Ewa Plantation Co. v. Holt

18 Haw. 509 | Haw. | 1907

OPINION OF THE COURT BY

HARTWELL, C.J.

There are on the calendar of this court twenty-seven cases, including the above entitled cause, of appeals by the Territory from decisions of tax appeal courts upon the income taxes of corporations.

Owing to the fact, as it now appears, upon suggestion by the court that two of the justices of this court have relatives within the third degree of consanguinity or affinity who own shares of stock in one or more of these corporations, the court, before determining whether the justices were thereby disqualified, requested preliminary argument on the question from the attorneys in the cases. The attorneys have expressed the opinion, partly based on construction of the statute and partly on decisions of several state courts upon similar statutes, that the justices are not disqualified and that it is their duty to sit.
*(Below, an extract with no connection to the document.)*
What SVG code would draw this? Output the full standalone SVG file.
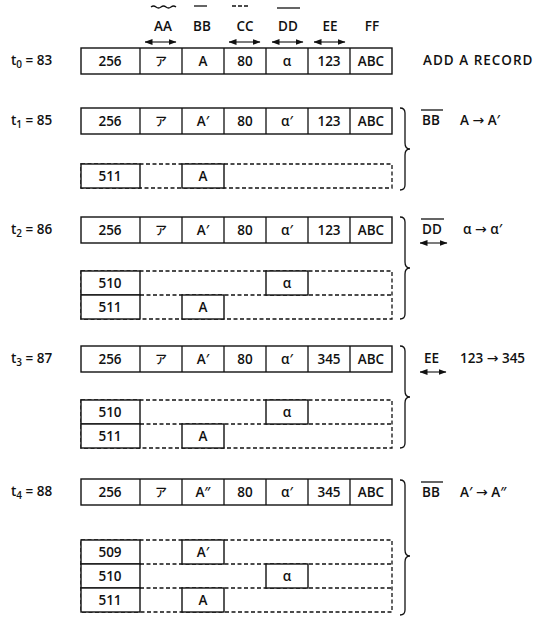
<svg xmlns="http://www.w3.org/2000/svg" width="548" height="622" viewBox="0 0 548 622">
<defs>
<marker id="ah" viewBox="0 0 8 6" refX="7.5" refY="3" markerWidth="8" markerHeight="6" markerUnits="userSpaceOnUse" orient="auto-start-reverse"><path d="M0,0 L8,3 L0,6 Z" fill="#111"/></marker>
<style>
text{font-family:"Open Sans","Liberation Sans","Noto Sans CJK JP",sans-serif;font-size:13.5px;font-weight:600;fill:#111}
.c{text-anchor:middle}
.s{fill:#fff;stroke:#111;stroke-width:1.4}
.d{fill:none;stroke:#111;stroke-width:1.3;stroke-dasharray:4 2.5}
.l{fill:none;stroke:#111;stroke-width:1.3}
.a{fill:none;stroke:#111;stroke-width:1.1;marker-start:url(#ah);marker-end:url(#ah)}
.jp{font-family:"Noto Sans CJK JP",sans-serif;font-size:12px;font-weight:500}
.ar{font-family:"DejaVu Sans",sans-serif;font-weight:normal;font-size:14px}
</style>
</defs>
<rect width="548" height="622" fill="#fff"/>

<g id="header">
<path class="l" d="M151,7 q2.5,-2 5,0 t5,0 t5,0 t5,0 t5,0" stroke-width="1"/>
<line class="l" x1="194" y1="6" x2="207" y2="6"/>
<line class="l" x1="232" y1="6" x2="249" y2="6" stroke-dasharray="4 2"/>
<line class="l" x1="277" y1="8" x2="300" y2="8"/>
<text class="c" x="163" y="31">AA</text>
<text class="c" x="202" y="31">BB</text>
<text class="c" x="245" y="31">CC</text>
<text class="c" x="288" y="31">DD</text>
<text class="c" x="330" y="31">EE</text>
<text class="c" x="372" y="31">FF</text>
</g>

<g id="t0">
<text x="11" y="65">t<tspan font-size="10" dy="3">0</tspan><tspan dy="-3"> = 83</tspan></text>
<rect class="s" x="81" y="48" width="311" height="26"/>
<path class="l" d="M140,48V74M182,48V74M224,48V74M266,48V74M308,48V74M350,48V74"/>
<text class="c" x="110" y="66">256</text><text class="c jp" x="161" y="66">ア</text><text class="c" x="203" y="66">A</text><text class="c" x="245" y="66">80</text><text class="c" x="287" y="66">α</text><text class="c" x="329" y="66">123</text><text class="c" x="371" y="66">ABC</text>
<text x="423" y="65" letter-spacing="1">ADD A RECORD</text>
</g>

<g id="t1">
<text x="11" y="125">t<tspan font-size="10" dy="3">1</tspan><tspan dy="-3"> = 85</tspan></text>
<rect class="s" x="81" y="108" width="311" height="26"/>
<path class="l" d="M140,108V134M182,108V134M224,108V134M266,108V134M308,108V134M350,108V134"/>
<text class="c" x="110" y="126">256</text><text class="c jp" x="161" y="126">ア</text><text class="c" x="203" y="126">A′</text><text class="c" x="245" y="126">80</text><text class="c" x="287" y="126">α′</text><text class="c" x="329" y="126">123</text><text class="c" x="371" y="126">ABC</text>
<line class="l" x1="421" y1="110" x2="443" y2="110"/>
<text x="422" y="125">BB</text>
<text x="460" y="125">A <tspan class="ar">→</tspan> A′</text>
</g>
<g id="t1-hist">
<rect class="d" x="81" y="164" width="311" height="24"/>
<rect class="s" x="81" y="164" width="59" height="24"/><text class="c" x="110" y="181">511</text>
<rect class="s" x="182" y="164" width="42" height="24"/><text class="c" x="203" y="181">A</text>
</g>

<g id="t2">
<text x="11" y="234">t<tspan font-size="10" dy="3">2</tspan><tspan dy="-3"> = 86</tspan></text>
<rect class="s" x="81" y="217" width="311" height="26"/>
<path class="l" d="M140,217V243M182,217V243M224,217V243M266,217V243M308,217V243M350,217V243"/>
<text class="c" x="110" y="235">256</text><text class="c jp" x="161" y="235">ア</text><text class="c" x="203" y="235">A′</text><text class="c" x="245" y="235">80</text><text class="c" x="287" y="235">α′</text><text class="c" x="329" y="235">123</text><text class="c" x="371" y="235">ABC</text>
<line class="l" x1="421" y1="219" x2="444" y2="219"/>
<text x="422" y="234">DD</text>
<line class="a" x1="420" y1="243" x2="447" y2="243"/>
<text x="463" y="234">α <tspan class="ar">→</tspan> α′</text>
</g>
<g id="t2-hist">
<rect class="d" x="81" y="271" width="311" height="48"/>
<line class="d" x1="140" y1="295" x2="392" y2="295"/>
<rect class="s" x="81" y="271" width="59" height="24"/><text class="c" x="110" y="288">510</text>
<rect class="s" x="266" y="271" width="42" height="24"/><text class="c" x="287" y="288">α</text>
<rect class="s" x="81" y="295" width="59" height="24"/><text class="c" x="110" y="312">511</text>
<rect class="s" x="182" y="295" width="42" height="24"/><text class="c" x="203" y="312">A</text>
</g>

<g id="t3">
<text x="11" y="363">t<tspan font-size="10" dy="3">3</tspan><tspan dy="-3"> = 87</tspan></text>
<rect class="s" x="81" y="346" width="311" height="26"/>
<path class="l" d="M140,346V372M182,346V372M224,346V372M266,346V372M308,346V372M350,346V372"/>
<text class="c" x="110" y="364">256</text><text class="c jp" x="161" y="364">ア</text><text class="c" x="203" y="364">A′</text><text class="c" x="245" y="364">80</text><text class="c" x="287" y="364">α′</text><text class="c" x="329" y="364">345</text><text class="c" x="371" y="364">ABC</text>
<text x="424" y="363">EE</text>
<line class="a" x1="420" y1="372" x2="446" y2="372"/>
<text x="460" y="363">123 <tspan class="ar">→</tspan> 345</text>
</g>
<g id="t3-hist">
<rect class="d" x="81" y="400" width="311" height="48"/>
<line class="d" x1="140" y1="424" x2="392" y2="424"/>
<rect class="s" x="81" y="400" width="59" height="24"/><text class="c" x="110" y="417">510</text>
<rect class="s" x="266" y="400" width="42" height="24"/><text class="c" x="287" y="417">α</text>
<rect class="s" x="81" y="424" width="59" height="24"/><text class="c" x="110" y="441">511</text>
<rect class="s" x="182" y="424" width="42" height="24"/><text class="c" x="203" y="441">A</text>
</g>

<g id="t4">
<text x="11" y="496">t<tspan font-size="10" dy="3">4</tspan><tspan dy="-3"> = 88</tspan></text>
<rect class="s" x="81" y="479" width="311" height="26"/>
<path class="l" d="M140,479V505M182,479V505M224,479V505M266,479V505M308,479V505M350,479V505"/>
<text class="c" x="110" y="497">256</text><text class="c jp" x="161" y="497">ア</text><text class="c" x="203" y="497">A″</text><text class="c" x="245" y="497">80</text><text class="c" x="287" y="497">α′</text><text class="c" x="329" y="497">345</text><text class="c" x="371" y="497">ABC</text>
<line class="l" x1="421" y1="482" x2="443" y2="482"/>
<text x="422" y="497">BB</text>
<text x="460" y="497">A′ <tspan class="ar">→</tspan> A″</text>
</g>
<g id="t4-hist">
<rect class="d" x="81" y="540" width="311" height="72"/>
<line class="d" x1="140" y1="564" x2="392" y2="564"/>
<line class="d" x1="140" y1="588" x2="392" y2="588"/>
<rect class="s" x="81" y="540" width="59" height="24"/><text class="c" x="110" y="557">509</text>
<rect class="s" x="182" y="540" width="42" height="24"/><text class="c" x="203" y="557">A′</text>
<rect class="s" x="81" y="564" width="59" height="24"/><text class="c" x="110" y="581">510</text>
<rect class="s" x="266" y="564" width="42" height="24"/><text class="c" x="287" y="581">α</text>
<rect class="s" x="81" y="588" width="59" height="24"/><text class="c" x="110" y="605">511</text>
<rect class="s" x="182" y="588" width="42" height="24"/><text class="c" x="203" y="605">A</text>
</g>

<g id="connectors">
<line class="a" x1="145" y1="42" x2="176" y2="42"/>
<line class="a" x1="229" y1="42" x2="260" y2="42"/>
<line class="a" x1="272" y1="42" x2="303" y2="42"/>
<line class="a" x1="314" y1="42" x2="345" y2="42"/>
<path class="l" d="M400,108 q5,0 5,5 V143 q0,6 5,6 q-5,0 -5,6 V185 q0,5 -5,5"/>
<path class="l" d="M400,217 q5,0 5,5 V262 q0,6 5,6 q-5,0 -5,6 V314 q0,5 -5,5"/>
<path class="l" d="M400,346 q5,0 5,5 V391 q0,6 5,6 q-5,0 -5,6 V443 q0,5 -5,5"/>
<path class="l" d="M400,480 q5,0 5,5 V550 q0,6 5,6 q-5,0 -5,6 V610 q0,5 -5,5"/>
</g>
</svg>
The question depends upon the meaning of the statute “That no person shall sit as a judge or juror in any case in which his *510relative by affinity or by consanguinity within the third degree is interested, either as a plaintiff or defendant, or in the issue of which the said judge or juror may have, either directly or through such relative, any pecuniary interest.” Sec. 84 Org. Act. A judge’s pecuniary interest in the case or the mere fact that a relative within the stated degree is a party, whether the judge has any pecuniary interest in the matter or not, disqualifies him from sitting. He is also disqualified if through the relative he has a pecuniary interest in the issue of the case, but the fact that a relative has a pecuniary interest does not disqualify the judge under the terms-of the statute unless, owing to the nature of the relation, in some way he has a pecuniary interest through the relative, as, for instance, in the case of husband and wife, father and child, or of an obligation, whether moral or legal, to support the relative, or of a derived or common interest due to any cause. In all such instances and in any case the existence of a pecuniary interest disqualifies. It may be that when a relative is a party his interest is merely nominal or that he has no pecuniary interest in the issue of the case, but none the less the judge is disqualified from sitting in such case. In these cases the stockholders are not parties, whatever their pecuniary interest in the result of the cases may be, so that the fact that a justice is related to them, as long as he himself has no pecuniary interest in the case, does not disqualify him.

According to the decisions in many-of the states a judgment by a disqualified judge is void and no jurisdiction can be secured by consent. See citations 11 Ene. of Law, 742. Hence it is highly important not only to observe all disqualifying provisions of law but that the disqualifications be clearly defined by law in order to avoid uncertainty in the administration of justice. It is obvious that frequently a judge may, without knowing or having the means of knowing the fact, have a relative who holds stock in a corporation which is a party litigant in his court, and yet his knowledge or ignorance of the fact would be immaterial if its existence is a disqualification. It *511is certainly not desirable that upon such inscrutable grounds judgments of courts should be liable to be adjudged to be nullities. We do not think that the law requires or admits such causes of disqualification.

C. B. Hememaay, Attorney General, and M. F. Prosser, for the Territory. H. E. Cooper, Smith & Lewis, and D. L. Withington, of Castle & Withington, for the taxpayer.

Under the existing facts it is undoubtedly true that the statute does not disqualify the justices mentioned and it is therefore their duty to sit in the cases.